The proposed plan, aiming to establish the most ambitious tailpipe emission limits to date, will commence with the 2027 model year and extend beyond. According to the EPA, electric vehicles are projected to comprise 67 percent of new light-duty vehicle sales and 46 percent of new medium-duty vehicle sales by the model year 2032. These figures surpass President Biden’s earlier goal of achieving zero-emissions in 50 percent of new passenger cars and light-duty trucks by 2030.
To meet the stringent emission limits for carbon dioxide, soot, and smog-forming pollutants, automakers will need to significantly ramp up their production and sales of electric vehicles. Currently, BEVs and plug-in hybrid electric vehicles (PHEVs) account for less than 10 percent of the market. The proposed standards assume that up to 70 percent of vehicle fleets will be emission-free, leading critics to argue that the plan effectively imposes an EV mandate that limits consumer choice. However, it should be noted that companies have the option to meet the new standards by employing alternative technologies beyond BEV powertrains.

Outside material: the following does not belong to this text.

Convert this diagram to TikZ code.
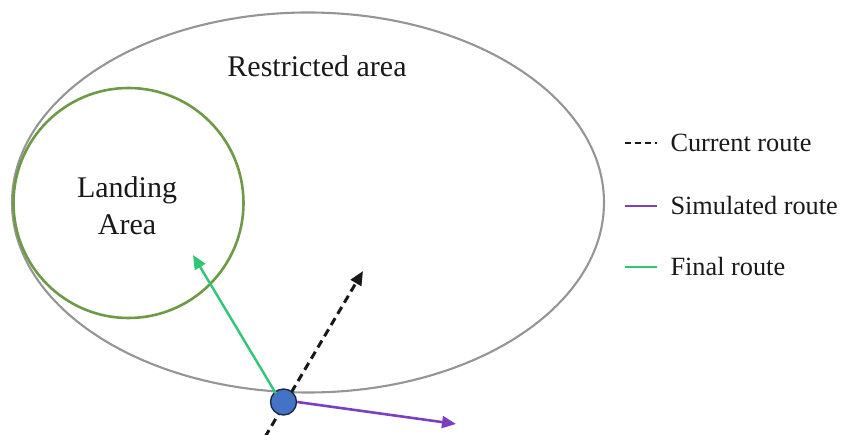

While Stellantis and Toyota have voiced their reservations about the proposed standards, electric vehicle pioneer Tesla has actually encouraged the EPA to adopt even stricter requirements. Tesla, acknowledging the rapid pace of EV adoption, has called for a minimum battery electric vehicle penetration rate of 69 percent by the model year 2032.
On the other hand, Ford has urged the EPA to temporarily ease the strictness of its requirements between 2027 and 2029. The company proposes this adjustment to facilitate a smoother transition toward the planned 2032 standards.